▶ _WORK REQUIRED_
Starting at the first line of the data, please print exactly those lines through the one that holds "from matplotlib import font_manager", omitting every picture.

▶ _RAW DATA_

----

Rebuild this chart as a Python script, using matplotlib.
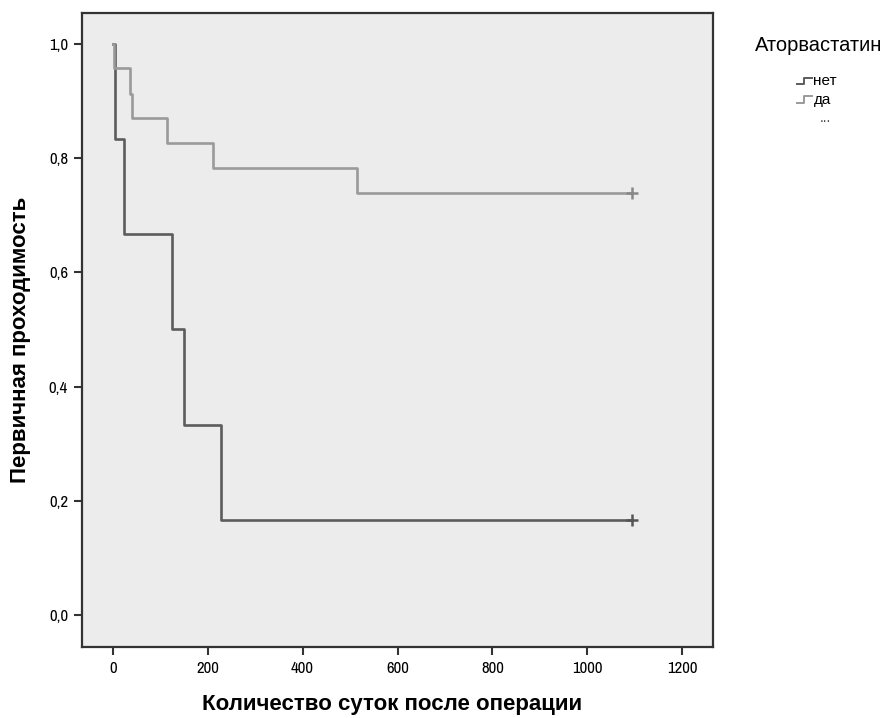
import matplotlib.pyplot as plt
from matplotlib.lines import Line2D
from matplotlib import font_manager

# narrow face for tick labels, like the SPSS original
narrow = None
for f in font_manager.fontManager.ttflist:
    if 'Narrow' in f.name:
        narrow = f.name
        break
tick_font = dict(family=[narrow, 'DejaVu Sans']) if narrow else dict(family=['DejaVu Sans'], fontstretch='condensed')
plt.rcParams['font.family'] = ['Liberation Sans', 'DejaVu Sans']

# Kaplan-Meier steps
t_net = [0, 4, 23, 124, 150, 228, 1095]
s_net = [1.0, 0.833, 0.667, 0.5, 0.333, 0.167, 0.167]
t_da = [0, 2, 37, 40, 115, 211, 515, 1095]
s_da = [1.0, 0.957, 0.913, 0.870, 0.826, 0.783, 0.739, 0.739]
cens_net = [1095]
cens_da = [1095]

groups = ['нет', 'да']
colors = ['#5c5c5c', '#9a9a9a']

fig = plt.figure(figsize=(8.87, 7.18), dpi=100)
ax = fig.add_axes([0.0924, 0.0989, 0.7115, 0.883])
ax.set_facecolor('#ececec')

ax.step(t_net, s_net, where='post', color=colors[0], lw=1.9)
ax.step(t_da, s_da, where='post', color=colors[1], lw=1.9)
ax.plot(cens_net, [s_net[-1]] * len(cens_net), '+', color='#555555', ms=9, mew=1.8)
ax.plot(cens_da, [s_da[-1]] * len(cens_da), '+', color='#888888', ms=9, mew=1.8)

ax.set_xlim(-65, 1265)
ax.set_ylim(-0.056, 1.054)
xt = [0, 200, 400, 600, 800, 1000, 1200]
yt = [0.0, 0.2, 0.4, 0.6, 0.8, 1.0]
ax.set_xticks(xt)
ax.set_xticklabels([str(v) for v in xt], fontsize=12, **tick_font)
ax.set_yticks(yt)
ax.set_yticklabels([('%.1f' % v).replace('.', ',') for v in yt], fontsize=12, **tick_font)
ax.tick_params(direction='out', length=6, width=1.5, color='#333333', pad=4)
for s in ax.spines.values():
    s.set_color('#333333')
    s.set_linewidth(1.6)

ax.set_xlabel('Количество суток после операции', fontsize=16, fontweight='bold')
ax.set_ylabel('Первичная проходимость', fontsize=16, fontweight='bold')
ax.xaxis.set_label_coords(0.491, -0.074)
ax.yaxis.set_label_coords(-0.081, 0.484)

# legend drawn by hand like SPSS
fig.text(0.851, 0.937, 'Аторвастатин', fontsize=14.5, va='center')
for i, (g, c) in enumerate(zip(groups, colors)):
    y = 0.887 - i * 0.026
    xs = [0.898, 0.906, 0.906, 0.915]
    ys = [y - 0.004, y - 0.004, y + 0.005, y + 0.005]
    fig.add_artist(Line2D(xs, ys, color=c, lw=1.4, transform=fig.transFigure))
    fig.text(0.917, y, g, fontsize=11, va='center')
fig.text(0.930, 0.835, '...', fontsize=10, color='#444444', ha='center', va='center')

fig.savefig('out.png', dpi=100)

----

▶ _EXERCISE OUTPUT_
Rebuild this chart as a Python script, using matplotlib.
import matplotlib.pyplot as plt
from matplotlib.lines import Line2D
from matplotlib import font_manager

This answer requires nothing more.